Not so for the 10% tax on indoor tanning, which bean counters estimated would raise $2.7 billion. I think they should read this item in The Wall Street Journal on the rocky start the tax is having. If the Feds collect even $1 million before repealing this dumb idea, I will be very surprised.
Remember the "luxury tax" on yachts? It didn't raise much revenue, but it did successfully injure the boat-building business in the U.S. and throw thousands of non-rich out of work.
Not being a tanning aficionado, I learned a lot from the article. For example, the tax applies to tans from UV light, but not to spray-on tans. Also, there's an exemption for health clubs or gyms that have tanning salons. That's going to put the stand-alones out of business, and it won't raise any money.
What if a standalone tanning business adds some workout equipment to get around the tax? Apparently new IRS regs. already have nixed that strategy.

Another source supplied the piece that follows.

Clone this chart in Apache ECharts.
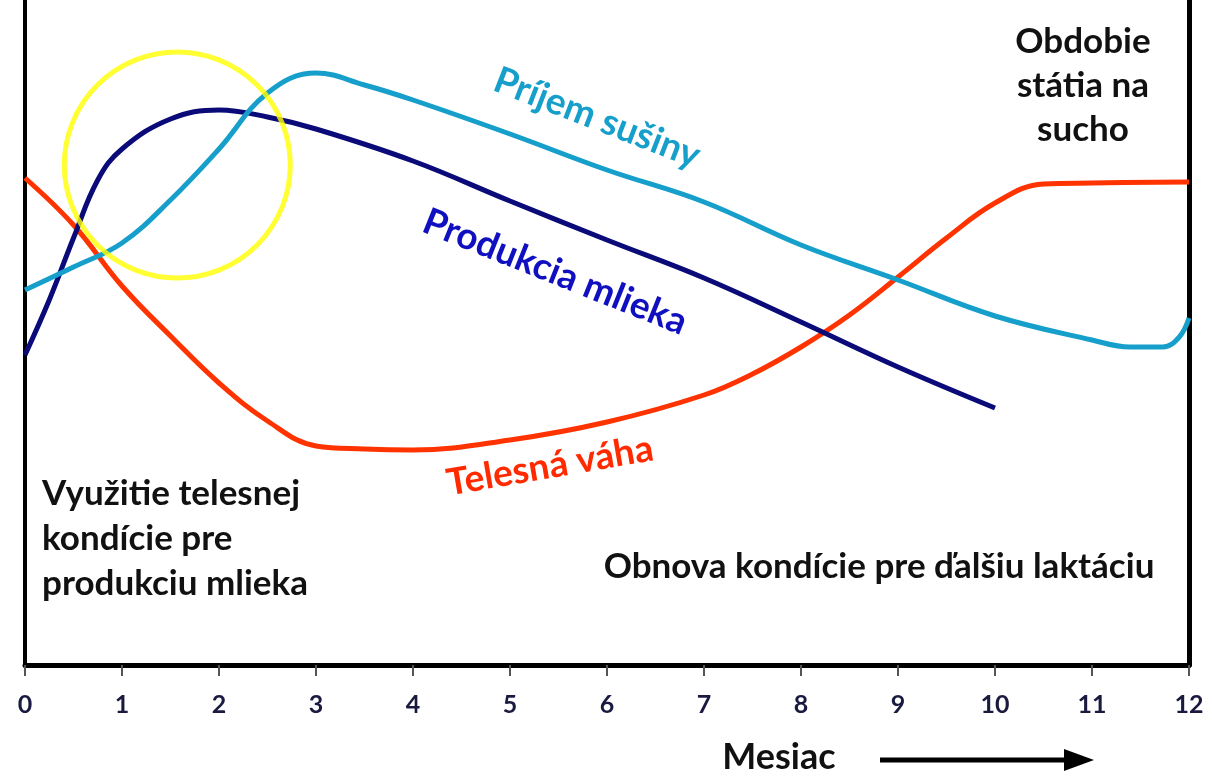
<!DOCTYPE html>
<html>
<head>
<meta charset="utf-8">
<title>Laktácia</title>
<script src="https://cdn.jsdelivr.net/npm/echarts@6/dist/echarts.min.js"></script>
<style>
  html, body { margin: 0; padding: 0; background: #fff; }
  #chart { width: 1212px; height: 777px; }
</style>
</head>
<body>
<div id="chart"></div>
<script>
// mesiace na osi x
var months = [0, 1, 2, 3, 4, 5, 6, 7, 8, 9, 10, 11, 12];

// relatívna úroveň (0 = os x), odčítané z obrázka
var prijemSusinyX = [0, 0.5, 1, 1.5, 2, 2.5, 3, 3.5, 4, 5, 6, 7, 8, 9, 10, 11, 11.39, 11.73, 11.9, 12];
var prijemSusinyY = [375, 398, 422, 465, 516, 572, 592, 580, 565, 531, 495, 463, 420, 385, 349, 325, 318, 318, 328, 347];

var produkciaX = [0, 0.25, 0.5, 0.75, 1, 1.5, 2, 2.5, 3, 4, 5, 6, 7, 8, 9, 10];
var produkciaY = [310, 365, 427, 485, 516, 546, 555, 548, 536, 504, 464, 425, 387, 343, 298, 257];

var telesnaVahaX = [0, 0.5, 1, 1.5, 2, 2.5, 3, 3.5, 4, 5, 6, 7, 7.5, 8, 8.5, 9, 9.5, 10, 10.5, 11, 12];
var telesnaVahaY = [487, 440, 379, 329, 282, 244, 219, 216, 215, 225, 243, 270, 291, 318, 350, 388, 427, 462, 481, 482, 483];

// zvýraznenie (žltý kruh)
var kruhX = [1.57];
var kruhY = [500];

function pairs(xs, ys) {
    return xs.map(function (x, i) { return [x, ys[i]]; });
}

var font = 'Lato, "Open Sans", sans-serif';

var chart = echarts.init(document.getElementById('chart'));
chart.setOption({
    animation: false,
    backgroundColor: '#fff',
    grid: { left: 25, right: 23, top: 0, bottom: 112 },
    xAxis: {
        type: 'value',
        min: 0,
        max: 12,
        interval: 1,
        axisLine: { show: true, onZero: false, lineStyle: { color: '#000', width: 5 } },
        axisTick: { show: true, inside: false, length: 11, lineStyle: { color: '#555', width: 2 } },
        axisLabel: {
            margin: 27,
            fontSize: 25,
            fontWeight: 'bold',
            fontFamily: font,
            color: '#1a1a40',
            formatter: function (v) { return months.indexOf(v) >= 0 ? String(v) : ''; }
        },
        splitLine: { show: false }
    },
    yAxis: [{
        type: 'value',
        min: 0,
        max: 665,
        position: 'left',
        axisLine: { show: true, lineStyle: { color: '#000', width: 4 } },
        axisTick: { show: false },
        axisLabel: { show: false },
        splitLine: { show: false }
    }, {
        type: 'value',
        min: 0,
        max: 665,
        position: 'right',
        axisLine: { show: true, lineStyle: { color: '#000', width: 5 } },
        axisTick: { show: false },
        axisLabel: { show: false },
        splitLine: { show: false }
    }],
    series: [
        {
            name: 'Telesná váha',
            type: 'line',
            data: pairs(telesnaVahaX, telesnaVahaY),
            smooth: 0.4,
            showSymbol: false,
            lineStyle: { color: '#ff3300', width: 5 }
        },
        {
            name: 'Produkcia mlieka',
            type: 'line',
            data: pairs(produkciaX, produkciaY),
            smooth: 0.4,
            showSymbol: false,
            lineStyle: { color: '#0a0a78', width: 5 }
        },
        {
            name: 'Príjem sušiny',
            type: 'line',
            data: pairs(prijemSusinyX, prijemSusinyY),
            smooth: 0.4,
            showSymbol: false,
            lineStyle: { color: '#169fca', width: 5 }
        },
        {
            name: 'kruh',
            type: 'scatter',
            data: pairs(kruhX, kruhY),
            symbol: 'circle',
            symbolSize: 226,
            itemStyle: { color: 'rgba(0,0,0,0)', borderColor: '#ffff00', borderWidth: 5 },
            z: 5
        }
    ],
    graphic: [
        {
            type: 'text', x: 597, y: 118, rotation: -0.37,
            style: { text: 'Príjem sušiny', fill: '#169fca', font: 'bold 37px ' + font, align: 'center', verticalAlign: 'middle' }
        },
        {
            type: 'text', x: 555, y: 272, rotation: -0.38,
            style: { text: 'Produkcia mlieka', fill: '#1010c0', font: 'bold 37px ' + font, align: 'center', verticalAlign: 'middle' }
        },
        {
            type: 'text', x: 550, y: 466, rotation: 0.17,
            style: { text: 'Telesná váha', fill: '#ff2a00', font: 'bold 37px ' + font, align: 'center', verticalAlign: 'middle' }
        },
        {
            type: 'text', x: 42, y: 471,
            style: { text: 'Využitie telesnej\nkondície pre\nprodukciu mlieka', fill: '#111', font: 'bold 35px ' + font, lineHeight: 45, align: 'left', verticalAlign: 'top' }
        },
        {
            type: 'text', x: 879, y: 567,
            style: { text: 'Obnova kondície pre ďalšiu laktáciu', fill: '#111', font: 'bold 35px ' + font, align: 'center', verticalAlign: 'middle' }
        },
        {
            type: 'text', x: 1083, y: 20,
            style: { text: 'Obdobie\nstátia na\nsucho', fill: '#111', font: 'bold 35px ' + font, lineHeight: 44, align: 'center', verticalAlign: 'top' }
        },
        {
            type: 'text', x: 779, y: 757,
            style: { text: 'Mesiac', fill: '#111', font: 'bold 36px ' + font, align: 'center', verticalAlign: 'middle' }
        },
        {
            type: 'line',
            shape: { x1: 880, y1: 760, x2: 1070, y2: 760 },
            style: { stroke: '#000', lineWidth: 5 }
        },
        {
            type: 'polygon',
            shape: { points: [[1064, 749], [1094, 760], [1064, 771]] },
            style: { fill: '#000' }
        }
    ]
});
</script>
</body>
</html>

The article mentions that some video stores added tanning booths, and they have cross promotions. What is the tax when a tanning session comes free with four video rentals? No one knows. Why should we have to waste our time answering such stupid questions? No one knows.
There is a significant cohort of people who think that tanning salons are unhealthy, and that belief motivated them to support this tax. If tanning salons go out of business, if Americans stop exposing themselves to UV rays, so much the better, seems to be their rationale.
On the other hand, new research has shown that aversion to the sun has led to widespread vitamin D deficiencies. Maybe not such a healthy idea after all.